Police

Police chief: Crime statistics may rise under new reporting system

Crime will be going up in Riverhead soon, and it won’t be entirely due to criminals. 

“The state now wants us to count things a little different from the way we’ve been counting,” Riverhead Police Chief David Hegermiller said at a Town Board work session last Thursday.

Town police in November began moving over to the Federal Bureau of Investigation’s National Incident Based Reporting System to report crimes to state and federal agencies. 

The town will be moving away from the current system, called Uniform Crime Reporting, which the chief said has been in effect his entire career. 

The different is that UCR doesn’t count all crimes and NIBRS does. 

Under UCR, for example, if there was a burglary and burglar’s tools were used, that would only be one charge — the burglary.

Under NIBRS, both the burglary and the possession of burglar’s tools would be reported separately.

“NIBRS wants you to report every single thing,” Chief Hegermiller told councilmembers at the work sesson.. 

NIBRS is expected to replace UCR everywhere, he said. 

“It’s going to increase our numbers,” Supervisor Yvette Aguiar said. 

The change, which the town began using in November, has already increased the town’s numbers.  

From November to December, the number of summonses jumped from 294 to 725.

In addition, arrests increased from 42 to 93 in those two months.

In December, with NIBRS in place, there were 93 arrests, but only 81 people arrested, according to the chief.  

Asked by Ms. Aguiar if he supports the change, the Chief said, “I think somethings might have been missed by UCR.” He also said it might help in pointing out trends.

NIBRS claims on its website that “NIBRS captures details on each single crime incident — as well as on separate offenses within the same incident.”

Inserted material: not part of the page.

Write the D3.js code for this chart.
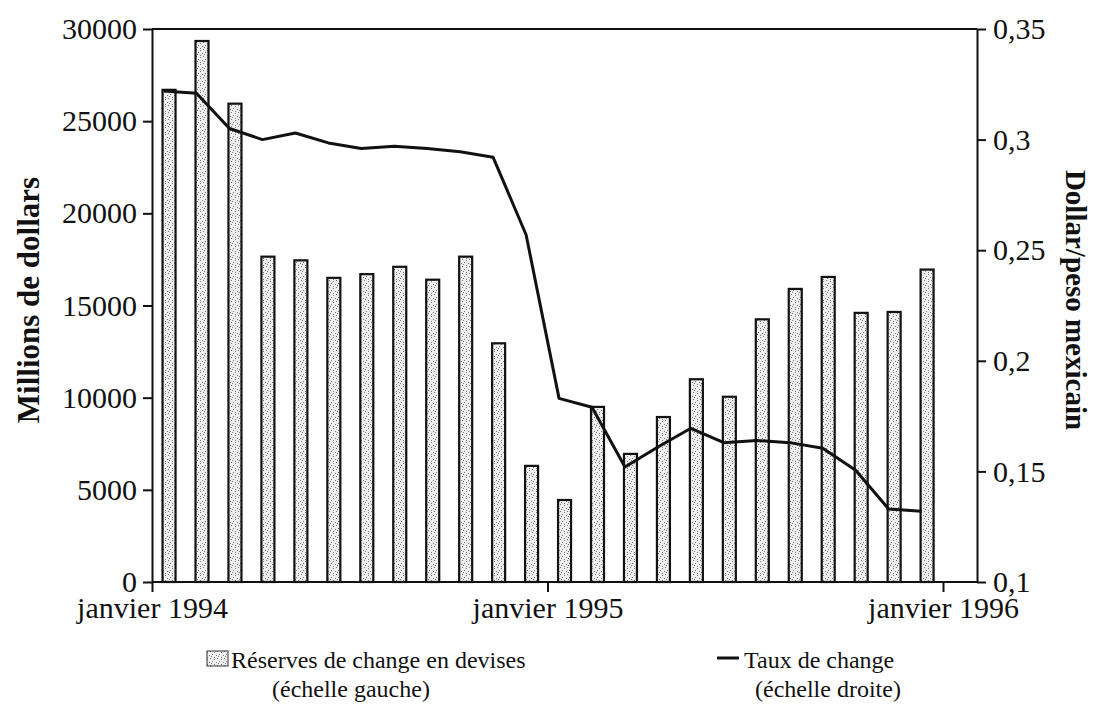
<!DOCTYPE html>
<head>
  <meta charset="utf-8">
  <script src="https://d3js.org/d3.v7.min.js"></script>
  <style>
    body { margin: 0; background: #fff; }
    text { font-family: "Liberation Serif", "Times New Roman", serif; fill: #111; }
  </style>
</head>

<body>
  <div id="chart"></div>
</body>

<script>

// months shown (one bar + one line point each)
var months = ["1994-01","1994-02","1994-03","1994-04","1994-05","1994-06",
              "1994-07","1994-08","1994-09","1994-10","1994-11","1994-12",
              "1995-01","1995-02","1995-03","1995-04","1995-05","1995-06",
              "1995-07","1995-08","1995-09","1995-10","1995-11","1995-12"];

// foreign currency reserves, millions of dollars (left scale)
var reserves = [26700, 29350, 25950, 17650, 17450, 16500,
                16700, 17100, 16400, 17650, 12950, 6300,
                4450, 9500, 6950, 8950, 11000, 10050,
                14250, 15900, 16550, 14600, 14650, 16950];

// exchange rate, dollar per mexican peso (right scale)
var rate = [0.322, 0.321, 0.305, 0.300, 0.303, 0.2985,
            0.296, 0.297, 0.296, 0.2945, 0.292, 0.257,
            0.183, 0.179, 0.152, 0.161, 0.1695, 0.163,
            0.164, 0.163, 0.1605, 0.1505, 0.133, 0.132];

var xTickPos = [0, 12, 24];
var xTickLabels = ["janvier 1994", "janvier 1995", "janvier 1996"];
var leftTicks = [0, 5000, 10000, 15000, 20000, 25000, 30000];
var rightTicks = [0.1, 0.15, 0.2, 0.25, 0.3, 0.35];
var rightTickLabels = ["0,1", "0,15", "0,2", "0,25", "0,3", "0,35"];

var W = 1094, H = 704;
var xLeft = 152, xRight = 977, yTop = 29, yBottom = 582;

var svg = d3.select("#chart")
  .append("svg")
    .attr("width", W)
    .attr("height", H);

// stippled fill for the bars
var pat = svg.append("defs").append("pattern")
    .attr("id", "stipple")
    .attr("patternUnits", "userSpaceOnUse")
    .attr("width", 7)
    .attr("height", 7);
pat.append("rect").attr("width", 7).attr("height", 7).attr("fill", "#eeeeee");
[[0,0],[4,1],[2,3],[6,4],[1,5],[4,6]].forEach(function(p) {
  pat.append("rect").attr("x", p[0]).attr("y", p[1])
    .attr("width", 1).attr("height", 1).attr("fill", "#7a7a7a");
});

// scales
var x = d3.scaleLinear().domain([0, 24]).range([xLeft, 943]);
var yL = d3.scaleLinear().domain([0, 30000]).range([yBottom, yTop]);
var yR = d3.scaleLinear().domain([0.1, 0.35]).range([yBottom, yTop]);

// bars
svg.append("g")
  .selectAll("rect")
  .data(reserves)
  .enter()
  .append("rect")
    .attr("x", function(d, i) { return x(i + 0.32); })
    .attr("y", function(d) { return yL(d); })
    .attr("width", 13)
    .attr("height", function(d) { return yBottom - yL(d); })
    .style("fill", "url(#stipple)")
    .style("stroke", "#111")
    .style("stroke-width", 2.2);

// exchange rate line
var line = d3.line()
  .x(function(d, i) { return x(i + 0.32) + 1; })
  .y(function(d) { return yR(d); });

svg.append("path")
  .datum(rate)
  .attr("d", line)
  .attr("fill", "none")
  .attr("stroke", "#111")
  .attr("stroke-width", 3)
  .attr("stroke-linejoin", "round");

// top frame line
svg.append("line")
  .attr("x1", xLeft).attr("x2", xRight)
  .attr("y1", yTop).attr("y2", yTop)
  .attr("stroke", "#111").attr("stroke-width", 2);

// left axis
var gL = svg.append("g")
  .attr("transform", "translate(" + xLeft + ",0)")
  .call(d3.axisLeft(yL).tickValues(leftTicks).tickFormat(d3.format("d"))
        .tickSize(9).tickPadding(6).tickSizeOuter(0));

// right axis
var gR = svg.append("g")
  .attr("transform", "translate(" + xRight + ",0)")
  .call(d3.axisRight(yR).tickValues(rightTicks)
        .tickFormat(function(d, i) { return rightTickLabels[i]; })
        .tickSize(9).tickPadding(7).tickSizeOuter(0));

// bottom axis
var gB = svg.append("g")
  .attr("transform", "translate(0," + yBottom + ")")
  .call(d3.axisBottom(x).tickValues(xTickPos)
        .tickFormat(function(d, i) { return xTickLabels[i]; })
        .tickSize(10).tickPadding(5).tickSizeOuter(0));
gB.select(".domain").attr("d", "M" + xLeft + ",0H" + xRight);

[gL, gR, gB].forEach(function(g) {
  g.selectAll("path, line").attr("stroke", "#111").attr("stroke-width", 2);
  g.selectAll("text").style("font-size", "30px")
    .style("font-family", "'Liberation Serif', 'Times New Roman', serif")
    .attr("fill", "#111");
});

// axis titles
svg.append("text")
  .attr("transform", "translate(39,300) rotate(-90)")
  .attr("text-anchor", "middle")
  .style("font-size", "31px")
  .style("font-weight", "bold")
  .text("Millions de dollars");

svg.append("text")
  .attr("transform", "translate(1066,300) rotate(90)")
  .attr("text-anchor", "middle")
  .style("font-size", "29px")
  .style("font-weight", "bold")
  .text("Dollar/peso mexicain");

// legend
var leg = svg.append("g").style("font-size", "24px");
leg.append("rect")
  .attr("x", 207).attr("y", 651).attr("width", 21).attr("height", 15)
  .style("fill", "url(#stipple)").style("stroke", "#333").style("stroke-width", 1);
leg.append("text").attr("x", 231).attr("y", 668).text("Réserves de change en devises");
leg.append("text").attr("x", 272).attr("y", 697).text("(échelle gauche)");
leg.append("line")
  .attr("x1", 717).attr("x2", 739).attr("y1", 658).attr("y2", 658)
  .attr("stroke", "#111").attr("stroke-width", 3);
leg.append("text").attr("x", 744).attr("y", 668).text("Taux de change");
leg.append("text").attr("x", 755).attr("y", 697).text("(échelle droite)");

</script>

It also claims that “unlike data reported though the UCR Program’s traditional Summary Reporting System — an aggregate monthly tally of crimes — NIBRS goes deeper because of its ability to provide circumstance and context for crimes like location, time of day and whether the incident was cleared.” 

The FBI has made nationwide implementation of NIBRS a top priority, according to NIBRS’ web site.